Georges Moyen, c.o. et psychologue, et moi, c.o., avons présenté en mai une formation réflexive au colloque de l’ACOC (association des conseillers d’orientation du collégial) et à celui de l’OCCOPPQ (Ordre des conseillers et conseillères d’orientation et des psychoéducateurs et psychoéducatrices du Québec) en juin 2006. Intitulée « Peuton changer la perception actuelle à l’égard des c.o. », cet atelier amenait les c.o. à réfléchir (chacun pour soi et en groupe) à la congruence entre 1) ce qu’on entend dire de nous; 2) ce qui nous distingue ou ce qu’on fait; 3) ce qu’on dit ou comment on s’explique auprès de notre entourage. Un constat unanime s’impose pour les deux groupes qui ont participé à cet atelier.
L’étape 1, qui consistait à entendre les c.o. nous dire comment ils étaient perçus, provoqua des réactions assez spontanées dans les sous-groupes qui devaient s’entendre avant de partager leurs constats en grand groupe. L’étape 2 amenait les c.o. à exposer le sens de leur travail. On tentait ici de convenir de dénominateurs communs qui caractérisent nos actes professionnels, au-delà des particularités qui différencient nos mandats. Cette étape a vu naître certaines divergences dans la façon qu’on a de comprendre ce qu’on fait. Les avis étaient plus partagés que lors de l’étape 1 qui aurait aussi pu s’intituler « Nos griefs ». L’étape 3 visait à vérifier si nous étions capable de nous entendre sur notre manière de nous expliquer auprès de notre entourage. Cette étape, plus que les autres, a vraiment permis de mettre le doigt sur un malaise généralisé. Elle est venue valider une hypothèse que j’ai souvent véhiculée, notamment lorsque je parle de notre angle mort collectif sur le COinternet. Je parle ici de notre affirmation de soi individuelle (donc collective) moins fondée sur des points communs, mais de plus en plus axée sur les particularités de nos différents milieux de travail et notre manière individualisée d’y répondre.

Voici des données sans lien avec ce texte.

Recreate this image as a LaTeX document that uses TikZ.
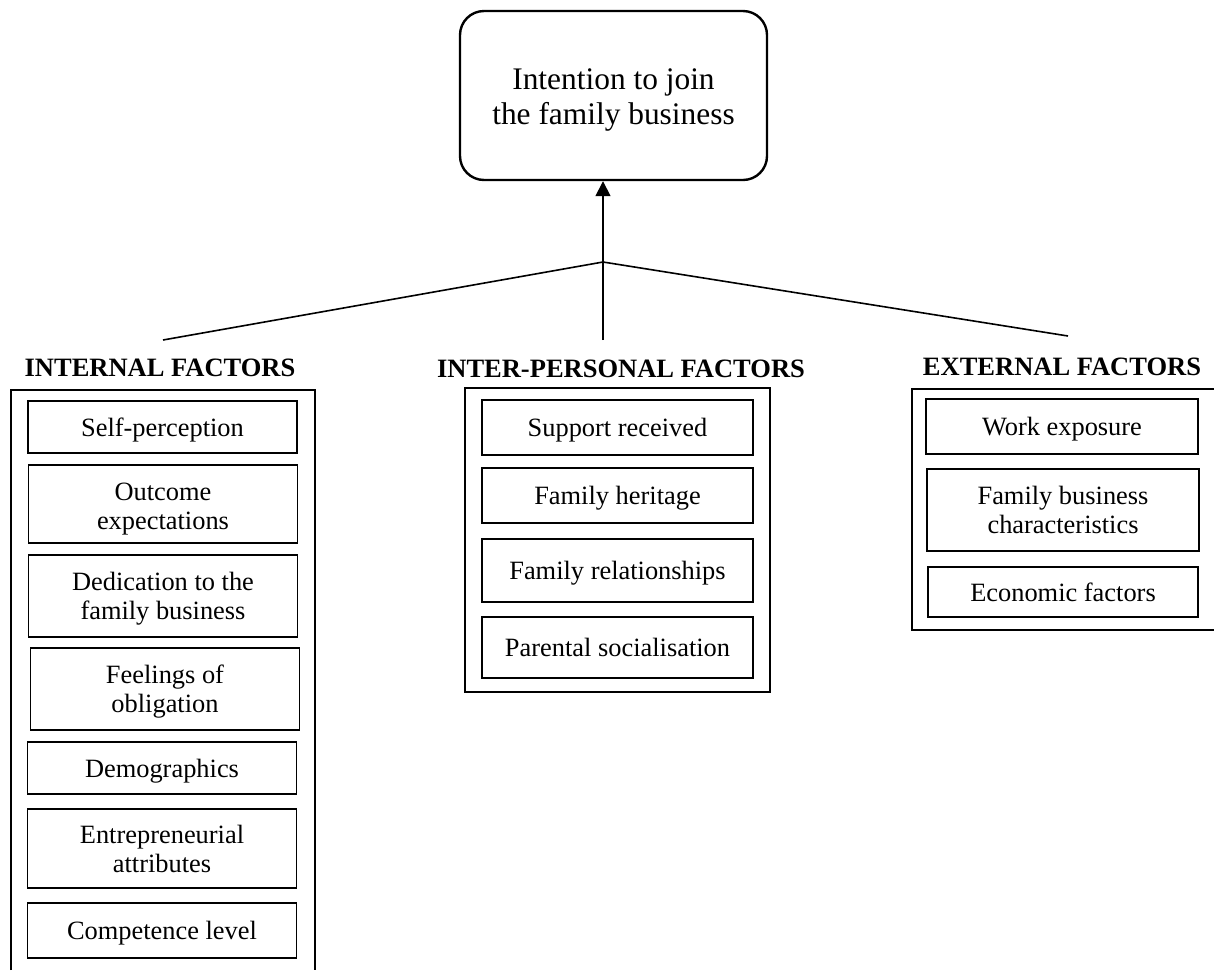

Voici une série de « questions qui tuent » découlant de cette hypothèse :
- S’il est difficile pour la majorité d’entre nous de faire sa place (affirmer et défendre ses positions professionnelles) dans nos milieux de travail et auprès des acteurs qui gravitent autour de nous, est-il normal de croire que nous sommes partiellement responsables des griefs que nous dénonçons (i.e. notre perception problématique sur la place publique ou le sort que nous réservent nos décideurs)?
- Si ce que nous faisons dans notre travail détermine ce qu’on dit de notre travail, est-il normal que le manque de cohésion face à notre rôle (déterminé par ce qu’on fait) provoque autant de confusion auprès des autres?
- Comment pouvons-nous espérer pouvoir assumer le rôle conseil auquel on nous convie de plus en plus si notre capacité à affirmer notre identité professionnelle (le « E » d’Holland) pose plus ou moins problème pour la majorité d’entre nous?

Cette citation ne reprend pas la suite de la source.